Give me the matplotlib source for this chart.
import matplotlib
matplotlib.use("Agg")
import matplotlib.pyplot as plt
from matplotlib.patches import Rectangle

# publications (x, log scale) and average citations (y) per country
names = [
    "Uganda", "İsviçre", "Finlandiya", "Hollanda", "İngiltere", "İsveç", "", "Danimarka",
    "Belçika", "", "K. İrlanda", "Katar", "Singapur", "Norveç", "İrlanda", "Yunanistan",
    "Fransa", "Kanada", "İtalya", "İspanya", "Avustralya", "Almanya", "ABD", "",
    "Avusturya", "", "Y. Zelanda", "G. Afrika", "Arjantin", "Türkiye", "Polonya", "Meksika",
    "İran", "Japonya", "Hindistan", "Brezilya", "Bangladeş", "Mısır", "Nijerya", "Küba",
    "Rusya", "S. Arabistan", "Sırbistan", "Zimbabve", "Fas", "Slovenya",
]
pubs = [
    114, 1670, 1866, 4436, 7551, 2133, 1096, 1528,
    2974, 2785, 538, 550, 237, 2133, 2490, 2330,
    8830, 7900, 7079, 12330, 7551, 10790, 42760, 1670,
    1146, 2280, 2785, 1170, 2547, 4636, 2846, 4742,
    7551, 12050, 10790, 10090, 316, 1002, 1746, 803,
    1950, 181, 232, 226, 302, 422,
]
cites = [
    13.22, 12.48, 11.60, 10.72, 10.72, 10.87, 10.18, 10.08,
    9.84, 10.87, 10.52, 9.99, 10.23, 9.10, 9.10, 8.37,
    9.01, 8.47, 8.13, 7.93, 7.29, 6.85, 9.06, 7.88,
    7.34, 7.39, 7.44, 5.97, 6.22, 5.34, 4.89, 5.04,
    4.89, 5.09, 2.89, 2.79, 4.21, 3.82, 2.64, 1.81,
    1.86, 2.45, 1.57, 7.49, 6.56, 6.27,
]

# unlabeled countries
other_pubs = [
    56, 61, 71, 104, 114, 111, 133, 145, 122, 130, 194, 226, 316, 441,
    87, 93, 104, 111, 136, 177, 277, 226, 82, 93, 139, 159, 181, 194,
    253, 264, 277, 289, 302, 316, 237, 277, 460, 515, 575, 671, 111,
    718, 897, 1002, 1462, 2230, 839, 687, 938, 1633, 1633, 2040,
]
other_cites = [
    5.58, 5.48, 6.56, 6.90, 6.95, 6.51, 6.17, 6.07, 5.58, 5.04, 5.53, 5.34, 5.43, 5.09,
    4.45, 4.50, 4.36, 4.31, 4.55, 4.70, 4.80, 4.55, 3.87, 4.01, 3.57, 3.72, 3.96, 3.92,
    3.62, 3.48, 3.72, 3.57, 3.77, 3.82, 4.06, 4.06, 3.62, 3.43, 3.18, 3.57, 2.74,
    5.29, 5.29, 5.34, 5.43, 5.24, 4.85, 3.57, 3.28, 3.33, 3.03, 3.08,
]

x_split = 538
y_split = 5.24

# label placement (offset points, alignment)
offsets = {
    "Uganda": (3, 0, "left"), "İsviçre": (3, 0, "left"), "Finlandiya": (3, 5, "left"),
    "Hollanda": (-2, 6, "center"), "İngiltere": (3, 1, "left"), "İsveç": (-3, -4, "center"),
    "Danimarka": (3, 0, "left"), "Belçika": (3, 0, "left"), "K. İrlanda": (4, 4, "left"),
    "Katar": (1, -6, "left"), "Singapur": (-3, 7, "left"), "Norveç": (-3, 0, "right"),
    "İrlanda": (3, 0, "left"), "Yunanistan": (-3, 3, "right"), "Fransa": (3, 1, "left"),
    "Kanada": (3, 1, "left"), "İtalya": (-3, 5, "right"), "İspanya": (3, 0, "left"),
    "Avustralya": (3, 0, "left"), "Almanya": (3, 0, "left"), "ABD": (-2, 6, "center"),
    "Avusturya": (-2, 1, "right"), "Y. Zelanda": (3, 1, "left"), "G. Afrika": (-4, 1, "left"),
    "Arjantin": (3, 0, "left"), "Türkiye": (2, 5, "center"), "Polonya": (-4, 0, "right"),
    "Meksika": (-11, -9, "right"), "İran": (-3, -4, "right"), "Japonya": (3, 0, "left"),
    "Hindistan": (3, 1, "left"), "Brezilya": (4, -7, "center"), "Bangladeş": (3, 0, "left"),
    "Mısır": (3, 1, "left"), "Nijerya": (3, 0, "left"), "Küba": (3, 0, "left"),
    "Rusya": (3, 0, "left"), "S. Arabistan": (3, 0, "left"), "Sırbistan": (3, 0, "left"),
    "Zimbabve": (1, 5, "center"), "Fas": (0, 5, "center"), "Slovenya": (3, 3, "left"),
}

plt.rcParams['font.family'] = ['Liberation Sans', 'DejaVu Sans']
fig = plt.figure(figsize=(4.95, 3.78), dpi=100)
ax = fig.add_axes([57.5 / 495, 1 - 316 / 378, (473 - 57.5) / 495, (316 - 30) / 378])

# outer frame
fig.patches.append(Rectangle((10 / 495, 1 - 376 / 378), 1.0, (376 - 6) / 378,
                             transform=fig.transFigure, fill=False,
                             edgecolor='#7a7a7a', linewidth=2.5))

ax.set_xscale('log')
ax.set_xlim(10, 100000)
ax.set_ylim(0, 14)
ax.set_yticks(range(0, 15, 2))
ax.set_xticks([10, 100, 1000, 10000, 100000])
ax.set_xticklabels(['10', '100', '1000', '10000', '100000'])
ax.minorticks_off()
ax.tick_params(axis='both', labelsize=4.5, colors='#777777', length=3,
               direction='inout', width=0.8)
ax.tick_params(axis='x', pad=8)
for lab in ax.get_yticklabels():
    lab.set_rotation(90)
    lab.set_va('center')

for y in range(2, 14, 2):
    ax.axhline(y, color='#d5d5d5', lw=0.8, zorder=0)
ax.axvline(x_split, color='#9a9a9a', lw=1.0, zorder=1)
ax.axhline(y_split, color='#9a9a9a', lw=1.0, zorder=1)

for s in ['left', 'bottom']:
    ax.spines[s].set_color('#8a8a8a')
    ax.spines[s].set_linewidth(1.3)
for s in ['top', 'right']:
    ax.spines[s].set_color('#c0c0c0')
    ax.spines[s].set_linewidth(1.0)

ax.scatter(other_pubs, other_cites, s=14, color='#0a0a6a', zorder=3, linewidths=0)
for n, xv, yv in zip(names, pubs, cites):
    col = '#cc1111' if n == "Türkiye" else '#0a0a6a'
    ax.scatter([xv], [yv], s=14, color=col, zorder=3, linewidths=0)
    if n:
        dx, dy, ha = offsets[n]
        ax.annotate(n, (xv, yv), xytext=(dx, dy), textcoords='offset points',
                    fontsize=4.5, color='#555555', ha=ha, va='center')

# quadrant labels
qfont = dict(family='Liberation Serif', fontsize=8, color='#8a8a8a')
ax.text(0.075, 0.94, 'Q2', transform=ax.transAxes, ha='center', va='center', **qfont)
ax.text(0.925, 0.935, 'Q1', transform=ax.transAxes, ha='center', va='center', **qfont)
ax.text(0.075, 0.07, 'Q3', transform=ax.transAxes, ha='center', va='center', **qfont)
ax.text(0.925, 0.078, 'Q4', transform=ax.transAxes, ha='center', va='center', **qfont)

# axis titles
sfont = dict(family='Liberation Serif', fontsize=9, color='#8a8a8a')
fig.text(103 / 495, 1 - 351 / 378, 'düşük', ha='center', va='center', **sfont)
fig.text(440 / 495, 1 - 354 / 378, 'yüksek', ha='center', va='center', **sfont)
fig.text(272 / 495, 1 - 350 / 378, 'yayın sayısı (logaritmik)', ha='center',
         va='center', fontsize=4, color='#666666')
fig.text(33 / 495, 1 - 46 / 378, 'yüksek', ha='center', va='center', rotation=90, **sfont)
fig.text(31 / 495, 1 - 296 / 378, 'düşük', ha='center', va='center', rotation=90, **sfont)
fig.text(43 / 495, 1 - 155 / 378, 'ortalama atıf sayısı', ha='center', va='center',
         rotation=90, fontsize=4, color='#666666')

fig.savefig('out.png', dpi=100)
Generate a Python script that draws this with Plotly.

(GOAL):
Return nothing but the lines from the first line of the listing through the line with "from matplotlib.patches import Rectangle", please, keeping every one of them unchanged.

(WRITTEN ANSWER):
Give me the matplotlib source for this chart.
import matplotlib
matplotlib.use("Agg")
import matplotlib.pyplot as plt
from matplotlib.patches import Rectangle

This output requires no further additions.